The Red Sea crisis, the arson assault at Gigafactory Berlin, and the phased rollout of the revised Model 3 at its Fremont, California, factory were among the “many challenges” the firm faced in the first quarter, according to its Q1 financial report. Tesla also pointed out that the fact that many automakers prefer hybrids to electric vehicles is putting pressure on worldwide EV sales. Positively, the hybrid strategy has allowed automakers to keep purchasing regulatory credits; in the first quarter, Tesla received $442 million in zero emissions tax credits.
Tesla’s Future Vision and Strategic Shifts
Elon Musk, the CEO of Tesla, stated during the results call’s opening remarks;
“The EV adoption rate globally is under pressure and a lot of other auto manufacturers are pulling back on EVs and pursuing plug-in hybrids instead. We believe this is not the right strategy, and electric vehicles will ultimately dominate the market.”

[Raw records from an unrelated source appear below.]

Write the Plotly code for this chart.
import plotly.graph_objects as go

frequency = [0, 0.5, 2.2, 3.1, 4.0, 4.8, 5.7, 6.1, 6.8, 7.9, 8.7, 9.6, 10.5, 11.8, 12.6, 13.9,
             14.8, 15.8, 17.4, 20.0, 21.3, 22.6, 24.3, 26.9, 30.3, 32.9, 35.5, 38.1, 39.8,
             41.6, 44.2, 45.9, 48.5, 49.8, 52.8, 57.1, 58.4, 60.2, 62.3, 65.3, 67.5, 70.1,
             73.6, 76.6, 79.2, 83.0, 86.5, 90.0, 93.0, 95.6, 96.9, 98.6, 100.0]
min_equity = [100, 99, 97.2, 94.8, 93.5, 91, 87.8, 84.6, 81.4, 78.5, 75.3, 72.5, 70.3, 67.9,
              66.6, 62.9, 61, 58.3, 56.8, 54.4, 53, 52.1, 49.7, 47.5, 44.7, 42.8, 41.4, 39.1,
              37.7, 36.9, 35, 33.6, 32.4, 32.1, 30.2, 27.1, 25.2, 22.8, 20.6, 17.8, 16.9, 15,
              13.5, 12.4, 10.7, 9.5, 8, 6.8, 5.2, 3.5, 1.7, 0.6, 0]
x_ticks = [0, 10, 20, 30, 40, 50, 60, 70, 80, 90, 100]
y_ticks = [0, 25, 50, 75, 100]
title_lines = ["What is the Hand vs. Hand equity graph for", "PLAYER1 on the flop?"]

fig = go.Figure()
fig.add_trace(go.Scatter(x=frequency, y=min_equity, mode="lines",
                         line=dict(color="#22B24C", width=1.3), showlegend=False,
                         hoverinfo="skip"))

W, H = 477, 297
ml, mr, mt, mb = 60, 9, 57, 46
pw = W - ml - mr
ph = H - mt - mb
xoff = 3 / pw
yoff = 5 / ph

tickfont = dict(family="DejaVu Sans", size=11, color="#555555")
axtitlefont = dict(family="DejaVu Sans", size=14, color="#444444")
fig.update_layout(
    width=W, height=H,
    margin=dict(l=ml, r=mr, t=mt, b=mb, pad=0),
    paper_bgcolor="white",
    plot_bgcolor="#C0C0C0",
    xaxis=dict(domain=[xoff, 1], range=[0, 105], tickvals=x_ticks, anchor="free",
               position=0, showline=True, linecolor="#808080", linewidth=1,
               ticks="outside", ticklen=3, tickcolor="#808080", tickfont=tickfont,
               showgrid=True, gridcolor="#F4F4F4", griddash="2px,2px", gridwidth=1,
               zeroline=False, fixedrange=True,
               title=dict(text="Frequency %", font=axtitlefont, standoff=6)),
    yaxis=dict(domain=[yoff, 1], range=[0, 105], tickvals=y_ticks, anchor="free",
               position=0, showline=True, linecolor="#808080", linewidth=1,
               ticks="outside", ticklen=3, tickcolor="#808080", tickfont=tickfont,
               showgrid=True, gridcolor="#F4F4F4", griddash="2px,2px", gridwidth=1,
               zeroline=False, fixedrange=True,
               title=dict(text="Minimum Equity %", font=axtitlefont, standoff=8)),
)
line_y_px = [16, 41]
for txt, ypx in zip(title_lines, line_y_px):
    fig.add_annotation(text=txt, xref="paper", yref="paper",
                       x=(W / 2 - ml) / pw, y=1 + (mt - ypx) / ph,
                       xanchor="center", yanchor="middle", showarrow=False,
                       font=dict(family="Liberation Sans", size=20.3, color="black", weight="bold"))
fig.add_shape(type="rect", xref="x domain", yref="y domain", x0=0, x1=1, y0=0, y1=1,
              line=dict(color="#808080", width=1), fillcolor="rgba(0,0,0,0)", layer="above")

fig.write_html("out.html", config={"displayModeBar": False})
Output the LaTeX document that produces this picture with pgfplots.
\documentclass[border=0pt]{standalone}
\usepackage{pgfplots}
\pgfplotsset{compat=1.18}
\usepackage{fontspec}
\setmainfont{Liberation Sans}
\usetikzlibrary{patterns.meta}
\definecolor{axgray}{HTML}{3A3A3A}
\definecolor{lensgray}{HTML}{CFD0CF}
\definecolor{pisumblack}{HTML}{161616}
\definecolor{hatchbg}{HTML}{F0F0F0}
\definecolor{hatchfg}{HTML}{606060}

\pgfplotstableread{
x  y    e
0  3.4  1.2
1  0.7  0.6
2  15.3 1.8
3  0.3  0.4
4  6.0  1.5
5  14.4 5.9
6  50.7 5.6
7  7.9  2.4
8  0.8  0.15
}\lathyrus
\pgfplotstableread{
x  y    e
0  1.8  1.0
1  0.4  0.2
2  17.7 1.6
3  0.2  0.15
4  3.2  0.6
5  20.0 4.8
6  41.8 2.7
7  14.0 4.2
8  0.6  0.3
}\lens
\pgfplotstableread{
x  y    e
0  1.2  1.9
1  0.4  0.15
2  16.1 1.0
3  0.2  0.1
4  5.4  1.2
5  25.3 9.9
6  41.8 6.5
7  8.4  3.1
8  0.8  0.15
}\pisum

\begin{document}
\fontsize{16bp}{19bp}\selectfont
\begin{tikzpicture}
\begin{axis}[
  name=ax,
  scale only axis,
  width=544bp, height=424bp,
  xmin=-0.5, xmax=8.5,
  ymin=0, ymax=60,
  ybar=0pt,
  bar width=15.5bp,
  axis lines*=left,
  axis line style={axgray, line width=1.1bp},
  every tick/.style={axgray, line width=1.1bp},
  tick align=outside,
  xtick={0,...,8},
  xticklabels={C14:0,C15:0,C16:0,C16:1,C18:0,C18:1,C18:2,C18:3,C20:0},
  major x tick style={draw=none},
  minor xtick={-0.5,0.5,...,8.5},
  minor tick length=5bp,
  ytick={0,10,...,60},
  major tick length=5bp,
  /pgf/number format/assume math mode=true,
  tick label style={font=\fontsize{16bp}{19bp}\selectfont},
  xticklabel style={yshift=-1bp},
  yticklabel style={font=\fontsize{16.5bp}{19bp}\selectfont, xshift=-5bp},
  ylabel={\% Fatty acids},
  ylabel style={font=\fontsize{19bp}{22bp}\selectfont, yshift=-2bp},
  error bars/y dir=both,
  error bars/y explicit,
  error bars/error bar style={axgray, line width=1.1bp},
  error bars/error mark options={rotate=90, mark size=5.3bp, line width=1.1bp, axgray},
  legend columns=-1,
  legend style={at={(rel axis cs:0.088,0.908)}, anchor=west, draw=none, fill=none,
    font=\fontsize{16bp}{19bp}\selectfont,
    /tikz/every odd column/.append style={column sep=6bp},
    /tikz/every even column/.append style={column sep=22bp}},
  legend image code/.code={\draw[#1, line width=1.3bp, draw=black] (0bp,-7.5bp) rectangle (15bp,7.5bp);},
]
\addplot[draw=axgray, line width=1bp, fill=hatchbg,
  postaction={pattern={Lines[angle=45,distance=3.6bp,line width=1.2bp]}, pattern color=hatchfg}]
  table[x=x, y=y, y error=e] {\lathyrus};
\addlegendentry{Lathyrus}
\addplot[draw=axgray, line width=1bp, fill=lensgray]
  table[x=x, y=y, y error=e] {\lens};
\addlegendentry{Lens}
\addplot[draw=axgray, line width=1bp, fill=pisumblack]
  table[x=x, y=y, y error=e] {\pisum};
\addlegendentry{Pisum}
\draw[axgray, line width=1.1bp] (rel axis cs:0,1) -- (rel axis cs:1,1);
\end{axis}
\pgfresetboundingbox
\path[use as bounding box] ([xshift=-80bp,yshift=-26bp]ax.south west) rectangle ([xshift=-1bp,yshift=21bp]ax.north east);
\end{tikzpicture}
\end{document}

The news of the results, released after the markets closed on Tuesday, caused shares to rise as much as 12%. This was because investors seemed to be more interested in Tesla’s comments on future goods, including a revised product plan that called for introducing many less expensive cars by 2025. Tesla utilized the first-quarter report to highlight the future, particularly the use of AI to increase autonomy and the introduction of new products, including those based on a next-generation vehicle platform, despite the declining trend in earnings. Compared to the same period in 2023, the company’s spending on research and development increased by 49% to $1.1 billion in the first quarter.
Musk underlined that the business was investing in and focused on the future despite the negative pressure. In particular, Musk stated that the business is stepping up development on a new car lineup, with manufacturing slated to begin in early 2025, if not later this year. Musk continued with the statement;
“These new vehicles, including more affordable models, will use aspects of the next-generation platform as well as aspects of our current platforms. And we’ll be able to produce on the same manufacturing lines as our current vehicle lineup.”
How much do price reductions cost?
Tesla’s EV sales surged to a record 1.8 million vehicles in 2023 but suffered declining profits due to successive price cuts since late 2022. Despite temporary sales boosts, Tesla delivered 20% fewer vehicles in Q1 2024 than the previous quarter and faced an 8.5% drop year-over-year. Automotive gross margins also decreased to 16.35% from 18.96% in Q1 2023. Musk initially aimed for a $25,000 compact EV launch by late 2025 but shifted focus towards a robotaxi project, announcing its unveiling in August. This strategic pivot was followed by a 10% workforce reduction and a restructuring emphasizing autonomy, resulting in significant cost savings exceeding $1 billion annually. Key executives departed amid these changes, signaling a shift in Tesla’s direction.